Let’s say that we are offering three unique mounts in our game, selling them for 9.99$. We obviously have to deal with race conditions here. There are only three mounts, but there are more users who want it and are willing to pay for the privilege. We are dealing with money here, so we can assume that we want to be careful about that, the question is, how careful?

We have three mounts, but more users. The payment process itself takes at least a few seconds, so how do you deal with it?

  • Throw the purchase attempts into a queue.
  • Pull the first three offers from the queue and attempt to charge them.
  • If charging failed, we mark the purchase attempt as errored and move on to the next item in the queue.
  • Once we successfully processed three purchases, we mark all the other purchase attempts as failed.

Simple, right?

What happens when a charge took longer than expected and a request timed out, but the charge actually happened? This can happen if you have SMS authentication in the process. So the card company will send a message to the card holder and they have to send an SMS back to approve the transaction. That can take long enough that the transaction will time out. But the user did authorize the transaction, funds were transferred, but you already sold the unique mount to someone else, with worse credit card security features.

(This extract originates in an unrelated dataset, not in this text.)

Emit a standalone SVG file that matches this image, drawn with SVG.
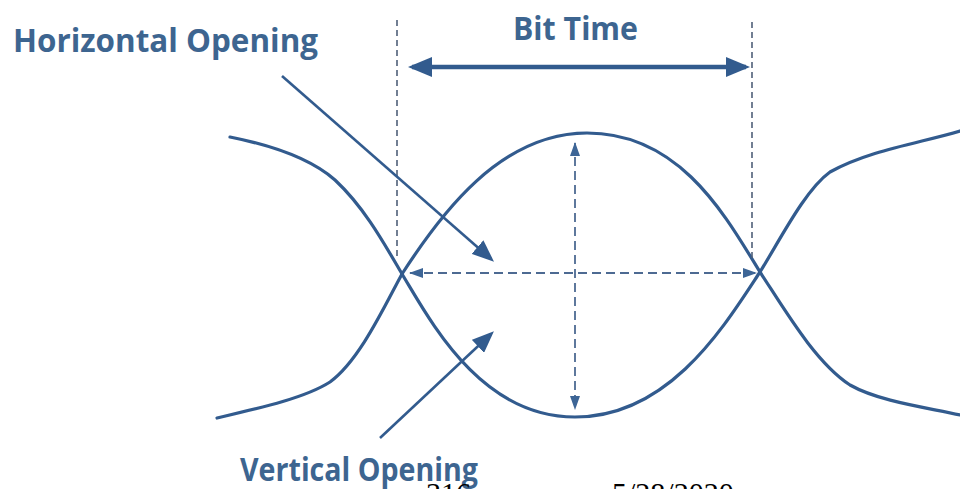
<svg xmlns="http://www.w3.org/2000/svg" width="960" height="489" viewBox="0 0 960 489">
<style>
.lbl{font-family:"Open Sans","Liberation Sans",sans-serif;font-weight:700;fill:#3d6590}
.foot{font-family:"Liberation Serif","Times New Roman",serif;fill:#000}
.wave{fill:none;stroke:#325b8e;stroke-width:3.2;stroke-linecap:round;stroke-linejoin:round}
.guide{fill:none;stroke:#4f5f78;stroke-width:1.6;stroke-dasharray:6 4}
.meas{fill:none;stroke:#4d6a92;stroke-width:1.8;stroke-dasharray:9 5}
.ptr{fill:none;stroke:#325b8e;stroke-width:2.6}
.bit{fill:none;stroke:#325b8e;stroke-width:4.5}
</style>
<defs>
<marker id="bigHead" markerUnits="userSpaceOnUse" markerWidth="24" markerHeight="20" refX="20" refY="10" orient="auto-start-reverse">
<path d="M0,0 L24,10 L0,20 Z" fill="#325b8e"/>
</marker>
<marker id="ptrHead" markerUnits="userSpaceOnUse" markerWidth="22" markerHeight="18" refX="18" refY="9" orient="auto">
<path d="M0,0 L22,9 L0,18 Z" fill="#325b8e"/>
</marker>
<marker id="smallHead" markerUnits="userSpaceOnUse" markerWidth="14" markerHeight="10" refX="13" refY="5" orient="auto-start-reverse">
<path d="M0,0 L14,5 L0,10 Z" fill="#3d6596"/>
</marker>
</defs>
<rect width="960" height="489" fill="#fff"/>

<g id="eye-diagram">
<path class="wave" d="M217,418 C260,408 305,398 330,382 C360,360 385,305 402,274 C440,215 500,133 587,133 C680,133 725,215 760,272 C785,310 815,362 850,385 C880,402 930,408 960,415"/>
<path class="wave" d="M230,137 C270,145 310,158 335,180 C365,208 385,245 402,274 C430,320 480,417 575,417 C670,417 725,325 760,272 C780,240 805,190 830,172 C870,150 920,143 960,131"/>
</g>

<g id="connectors">
<line class="guide" x1="397" y1="20" x2="397" y2="256"/>
<line class="guide" x1="752" y1="22" x2="752" y2="262"/>
<line class="bit" x1="412" y1="67" x2="746" y2="67" marker-start="url(#bigHead)" marker-end="url(#bigHead)"/>
<line class="meas" x1="410" y1="273" x2="756" y2="273" marker-start="url(#smallHead)" marker-end="url(#smallHead)"/>
<line class="meas" x1="575" y1="143" x2="575" y2="409" marker-start="url(#smallHead)" marker-end="url(#smallHead)"/>
<line class="ptr" x1="282" y1="76" x2="491" y2="259" marker-end="url(#ptrHead)"/>
<line class="ptr" x1="380" y1="438" x2="491" y2="334" marker-end="url(#ptrHead)"/>
</g>

<g id="label-horizontal">
<text class="lbl" x="13" y="52" font-size="33" textLength="305" lengthAdjust="spacingAndGlyphs">Horizontal Opening</text>
</g>
<g id="label-bittime">
<text class="lbl" x="513" y="40" font-size="32" textLength="125" lengthAdjust="spacingAndGlyphs">Bit Time</text>
</g>
<g id="label-vertical">
<text class="lbl" x="240" y="481" font-size="32" textLength="238" lengthAdjust="spacingAndGlyphs">Vertical Opening</text>
</g>
<g id="footer">
<text class="foot" x="426" y="503" font-size="30">316</text>
<text class="foot" x="612" y="503" font-size="30">5/28/2020</text>
</g>
</svg>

What happens then? You can refund the money, provide another unique mount, etc.

The key here is that even for something that may consider critical, the number of failure modes is too high. Trying to handle them and ensuring a consistent world is usually too expensive. It is far better to have the hooks in place to handle failures and apply compensations. They are far rarer and much easier to deal with in isolation.

When you start seeing that something happens on a frequent basis, that is when you want to figure out a way to automate that failure mode.